#### Task objective
Reproduce the material below line by line, beginning with its first line and ending with the line that contains "import * as echarts from 'echarts';"; leave out pictures.

━━━━━ Recorded information

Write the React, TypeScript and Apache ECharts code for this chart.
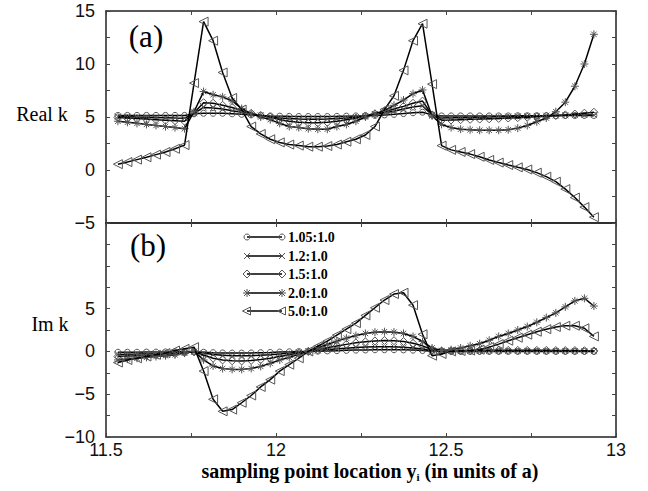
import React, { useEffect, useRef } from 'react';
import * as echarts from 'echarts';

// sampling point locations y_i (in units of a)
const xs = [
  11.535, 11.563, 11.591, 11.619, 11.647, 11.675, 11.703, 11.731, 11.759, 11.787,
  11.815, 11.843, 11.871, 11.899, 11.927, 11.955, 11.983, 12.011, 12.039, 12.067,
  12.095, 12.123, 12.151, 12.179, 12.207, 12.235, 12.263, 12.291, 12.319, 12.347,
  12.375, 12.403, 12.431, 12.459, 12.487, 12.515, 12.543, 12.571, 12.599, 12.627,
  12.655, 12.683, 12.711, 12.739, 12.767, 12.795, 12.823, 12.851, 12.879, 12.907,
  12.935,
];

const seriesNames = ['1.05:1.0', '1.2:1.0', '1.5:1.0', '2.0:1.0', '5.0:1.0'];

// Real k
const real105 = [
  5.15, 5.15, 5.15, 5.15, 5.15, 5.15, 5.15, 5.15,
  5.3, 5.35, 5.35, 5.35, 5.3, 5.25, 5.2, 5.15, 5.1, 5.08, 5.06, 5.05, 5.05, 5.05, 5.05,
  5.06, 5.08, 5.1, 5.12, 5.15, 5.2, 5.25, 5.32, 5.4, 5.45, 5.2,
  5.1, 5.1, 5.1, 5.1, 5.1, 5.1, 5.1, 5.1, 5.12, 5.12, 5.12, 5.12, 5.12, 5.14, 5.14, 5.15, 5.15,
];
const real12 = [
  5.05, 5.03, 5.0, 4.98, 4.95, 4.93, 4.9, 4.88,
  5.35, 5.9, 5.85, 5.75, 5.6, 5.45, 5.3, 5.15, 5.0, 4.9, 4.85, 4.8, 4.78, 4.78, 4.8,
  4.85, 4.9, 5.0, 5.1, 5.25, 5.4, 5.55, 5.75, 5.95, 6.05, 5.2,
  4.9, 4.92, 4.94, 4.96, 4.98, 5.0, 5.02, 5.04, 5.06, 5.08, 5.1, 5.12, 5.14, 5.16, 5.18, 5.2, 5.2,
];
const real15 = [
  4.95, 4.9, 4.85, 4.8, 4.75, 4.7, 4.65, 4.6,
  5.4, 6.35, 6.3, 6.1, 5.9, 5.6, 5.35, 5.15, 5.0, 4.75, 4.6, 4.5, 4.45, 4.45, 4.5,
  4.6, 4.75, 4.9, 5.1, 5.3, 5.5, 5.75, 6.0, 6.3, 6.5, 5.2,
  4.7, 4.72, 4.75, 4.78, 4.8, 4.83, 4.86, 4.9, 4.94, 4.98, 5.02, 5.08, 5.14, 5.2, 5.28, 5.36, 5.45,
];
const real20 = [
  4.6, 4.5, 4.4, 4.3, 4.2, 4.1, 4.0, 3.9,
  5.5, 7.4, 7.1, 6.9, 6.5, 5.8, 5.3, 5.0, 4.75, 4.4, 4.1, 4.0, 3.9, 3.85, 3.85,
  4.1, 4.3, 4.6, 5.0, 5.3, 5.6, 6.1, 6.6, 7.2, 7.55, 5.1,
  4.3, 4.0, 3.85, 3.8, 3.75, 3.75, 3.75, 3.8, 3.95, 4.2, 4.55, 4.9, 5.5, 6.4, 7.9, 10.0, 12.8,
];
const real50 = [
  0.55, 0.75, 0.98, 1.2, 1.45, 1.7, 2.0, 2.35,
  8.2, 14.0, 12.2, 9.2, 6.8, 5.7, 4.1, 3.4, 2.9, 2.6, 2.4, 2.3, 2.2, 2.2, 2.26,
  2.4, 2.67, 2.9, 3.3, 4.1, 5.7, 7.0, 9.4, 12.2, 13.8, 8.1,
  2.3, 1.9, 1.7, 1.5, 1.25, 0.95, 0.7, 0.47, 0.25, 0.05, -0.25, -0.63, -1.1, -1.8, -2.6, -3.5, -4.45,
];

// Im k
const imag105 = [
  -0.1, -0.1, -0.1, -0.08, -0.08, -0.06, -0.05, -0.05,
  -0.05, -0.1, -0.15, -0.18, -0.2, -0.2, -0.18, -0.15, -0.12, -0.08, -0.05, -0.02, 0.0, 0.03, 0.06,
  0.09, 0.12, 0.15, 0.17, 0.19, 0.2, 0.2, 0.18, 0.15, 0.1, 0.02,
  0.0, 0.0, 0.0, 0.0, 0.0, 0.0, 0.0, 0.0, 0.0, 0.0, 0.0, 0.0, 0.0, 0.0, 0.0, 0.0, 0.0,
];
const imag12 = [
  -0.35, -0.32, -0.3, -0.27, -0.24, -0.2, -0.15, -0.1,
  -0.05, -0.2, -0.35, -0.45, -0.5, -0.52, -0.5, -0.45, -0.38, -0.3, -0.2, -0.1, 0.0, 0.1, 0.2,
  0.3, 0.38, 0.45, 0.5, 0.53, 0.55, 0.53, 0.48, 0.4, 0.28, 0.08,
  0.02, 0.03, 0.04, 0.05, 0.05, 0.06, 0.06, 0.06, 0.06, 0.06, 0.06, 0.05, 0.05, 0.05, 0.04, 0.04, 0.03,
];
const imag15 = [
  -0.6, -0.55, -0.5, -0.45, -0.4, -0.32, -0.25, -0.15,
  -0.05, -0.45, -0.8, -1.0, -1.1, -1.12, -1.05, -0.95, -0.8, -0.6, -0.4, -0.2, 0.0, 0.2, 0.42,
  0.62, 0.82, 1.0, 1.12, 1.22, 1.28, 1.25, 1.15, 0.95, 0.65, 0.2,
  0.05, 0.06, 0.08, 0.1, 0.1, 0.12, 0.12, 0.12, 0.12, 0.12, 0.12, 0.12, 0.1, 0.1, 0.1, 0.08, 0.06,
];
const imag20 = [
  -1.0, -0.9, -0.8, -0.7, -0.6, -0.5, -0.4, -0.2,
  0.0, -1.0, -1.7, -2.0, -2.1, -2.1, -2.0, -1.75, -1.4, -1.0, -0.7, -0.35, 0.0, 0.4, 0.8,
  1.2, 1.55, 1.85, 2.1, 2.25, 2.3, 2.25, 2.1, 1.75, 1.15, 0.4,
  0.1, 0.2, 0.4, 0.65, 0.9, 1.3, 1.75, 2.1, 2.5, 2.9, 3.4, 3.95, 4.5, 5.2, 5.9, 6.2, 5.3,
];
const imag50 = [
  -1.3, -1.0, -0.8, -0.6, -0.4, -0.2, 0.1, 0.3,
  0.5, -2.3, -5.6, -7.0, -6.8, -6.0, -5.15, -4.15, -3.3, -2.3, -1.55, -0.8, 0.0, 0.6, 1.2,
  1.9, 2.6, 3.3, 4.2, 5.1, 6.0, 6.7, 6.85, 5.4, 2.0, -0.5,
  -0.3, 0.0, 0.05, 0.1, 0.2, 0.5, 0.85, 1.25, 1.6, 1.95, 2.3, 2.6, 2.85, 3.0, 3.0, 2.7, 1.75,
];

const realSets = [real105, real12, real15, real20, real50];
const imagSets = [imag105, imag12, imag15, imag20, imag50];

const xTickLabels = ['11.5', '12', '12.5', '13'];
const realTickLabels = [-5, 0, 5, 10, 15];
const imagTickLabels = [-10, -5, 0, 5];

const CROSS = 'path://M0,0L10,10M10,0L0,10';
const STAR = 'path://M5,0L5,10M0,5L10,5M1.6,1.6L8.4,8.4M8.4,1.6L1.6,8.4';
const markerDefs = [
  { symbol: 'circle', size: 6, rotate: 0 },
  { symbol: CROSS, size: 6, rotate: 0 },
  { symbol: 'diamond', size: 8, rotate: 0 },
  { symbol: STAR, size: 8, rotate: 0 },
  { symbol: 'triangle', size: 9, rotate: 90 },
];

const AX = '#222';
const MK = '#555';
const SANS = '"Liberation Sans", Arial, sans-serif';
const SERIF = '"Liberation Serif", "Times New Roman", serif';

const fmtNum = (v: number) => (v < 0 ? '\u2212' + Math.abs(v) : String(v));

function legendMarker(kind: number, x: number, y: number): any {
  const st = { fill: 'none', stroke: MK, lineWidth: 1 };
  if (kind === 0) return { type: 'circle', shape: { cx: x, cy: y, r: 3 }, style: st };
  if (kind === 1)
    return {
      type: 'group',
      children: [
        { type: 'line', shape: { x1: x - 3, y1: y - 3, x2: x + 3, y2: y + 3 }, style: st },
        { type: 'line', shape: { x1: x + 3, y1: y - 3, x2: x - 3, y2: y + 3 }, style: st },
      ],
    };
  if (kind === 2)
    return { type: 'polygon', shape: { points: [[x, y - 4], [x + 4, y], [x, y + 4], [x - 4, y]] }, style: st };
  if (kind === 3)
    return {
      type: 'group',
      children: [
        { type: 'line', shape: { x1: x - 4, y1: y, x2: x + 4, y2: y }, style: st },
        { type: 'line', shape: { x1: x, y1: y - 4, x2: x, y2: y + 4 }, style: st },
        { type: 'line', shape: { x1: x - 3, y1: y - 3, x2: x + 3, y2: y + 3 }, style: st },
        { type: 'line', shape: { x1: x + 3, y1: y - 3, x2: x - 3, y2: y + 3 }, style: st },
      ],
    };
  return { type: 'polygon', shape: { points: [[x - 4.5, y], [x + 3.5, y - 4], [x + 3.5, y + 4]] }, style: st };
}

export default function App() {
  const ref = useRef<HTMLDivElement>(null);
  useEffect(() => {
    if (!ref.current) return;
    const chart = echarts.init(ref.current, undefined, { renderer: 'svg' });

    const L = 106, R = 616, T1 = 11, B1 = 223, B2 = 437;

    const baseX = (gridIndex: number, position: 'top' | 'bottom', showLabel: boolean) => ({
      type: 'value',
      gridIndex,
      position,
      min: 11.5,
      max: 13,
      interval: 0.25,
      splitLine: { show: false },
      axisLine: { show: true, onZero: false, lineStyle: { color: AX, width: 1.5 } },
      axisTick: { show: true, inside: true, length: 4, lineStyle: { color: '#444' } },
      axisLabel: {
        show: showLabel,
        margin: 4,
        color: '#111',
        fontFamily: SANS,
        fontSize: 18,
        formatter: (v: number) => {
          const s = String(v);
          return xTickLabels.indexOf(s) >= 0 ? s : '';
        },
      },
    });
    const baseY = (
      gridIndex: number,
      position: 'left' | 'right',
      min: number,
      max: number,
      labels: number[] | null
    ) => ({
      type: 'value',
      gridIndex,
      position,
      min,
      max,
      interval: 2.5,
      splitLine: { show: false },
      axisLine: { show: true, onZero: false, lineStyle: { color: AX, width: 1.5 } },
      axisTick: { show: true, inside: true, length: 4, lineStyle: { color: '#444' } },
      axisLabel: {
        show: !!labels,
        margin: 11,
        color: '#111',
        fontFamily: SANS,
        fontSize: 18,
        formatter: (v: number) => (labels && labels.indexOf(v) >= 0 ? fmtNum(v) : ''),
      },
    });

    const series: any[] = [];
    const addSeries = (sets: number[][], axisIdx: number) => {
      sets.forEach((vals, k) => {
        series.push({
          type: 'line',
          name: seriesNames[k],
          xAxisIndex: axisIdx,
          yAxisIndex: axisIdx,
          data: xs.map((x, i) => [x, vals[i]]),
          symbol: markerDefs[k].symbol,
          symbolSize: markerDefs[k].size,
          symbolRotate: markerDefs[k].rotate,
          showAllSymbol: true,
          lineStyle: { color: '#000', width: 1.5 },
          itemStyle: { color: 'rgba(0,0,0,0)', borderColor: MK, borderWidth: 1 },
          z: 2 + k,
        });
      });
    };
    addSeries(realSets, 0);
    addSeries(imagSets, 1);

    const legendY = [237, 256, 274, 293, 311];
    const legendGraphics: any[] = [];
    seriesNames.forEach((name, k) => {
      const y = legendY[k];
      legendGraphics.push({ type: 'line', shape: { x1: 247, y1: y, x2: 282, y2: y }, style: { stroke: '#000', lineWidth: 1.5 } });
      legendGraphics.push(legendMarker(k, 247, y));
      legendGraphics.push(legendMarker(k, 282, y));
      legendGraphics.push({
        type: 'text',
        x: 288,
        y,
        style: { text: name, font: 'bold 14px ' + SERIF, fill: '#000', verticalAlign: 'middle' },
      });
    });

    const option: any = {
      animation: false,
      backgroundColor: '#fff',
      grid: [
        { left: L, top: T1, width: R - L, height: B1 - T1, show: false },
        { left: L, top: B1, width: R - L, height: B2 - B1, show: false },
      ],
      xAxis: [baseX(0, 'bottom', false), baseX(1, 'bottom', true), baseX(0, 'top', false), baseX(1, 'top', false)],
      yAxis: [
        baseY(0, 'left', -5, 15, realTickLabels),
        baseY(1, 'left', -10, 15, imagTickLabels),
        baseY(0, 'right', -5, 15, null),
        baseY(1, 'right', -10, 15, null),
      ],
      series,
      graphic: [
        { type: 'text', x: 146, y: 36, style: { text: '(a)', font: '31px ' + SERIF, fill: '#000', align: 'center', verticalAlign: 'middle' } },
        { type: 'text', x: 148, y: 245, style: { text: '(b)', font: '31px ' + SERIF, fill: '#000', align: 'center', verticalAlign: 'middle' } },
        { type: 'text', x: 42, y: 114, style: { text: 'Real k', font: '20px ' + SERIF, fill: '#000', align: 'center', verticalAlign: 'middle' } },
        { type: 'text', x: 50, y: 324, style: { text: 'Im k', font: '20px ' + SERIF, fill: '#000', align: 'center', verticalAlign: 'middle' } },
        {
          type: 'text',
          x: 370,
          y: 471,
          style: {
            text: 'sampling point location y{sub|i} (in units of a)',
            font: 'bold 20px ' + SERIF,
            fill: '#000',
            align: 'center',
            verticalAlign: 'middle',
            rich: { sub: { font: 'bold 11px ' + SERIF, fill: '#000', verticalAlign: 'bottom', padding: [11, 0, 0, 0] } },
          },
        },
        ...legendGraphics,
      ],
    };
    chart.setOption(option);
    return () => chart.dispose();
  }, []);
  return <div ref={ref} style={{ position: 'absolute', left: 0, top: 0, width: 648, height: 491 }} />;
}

━━━━━━━━━━

#### Answer to this problem
Write the React, TypeScript and Apache ECharts code for this chart.
import React, { useEffect, useRef } from 'react';
import * as echarts from 'echarts';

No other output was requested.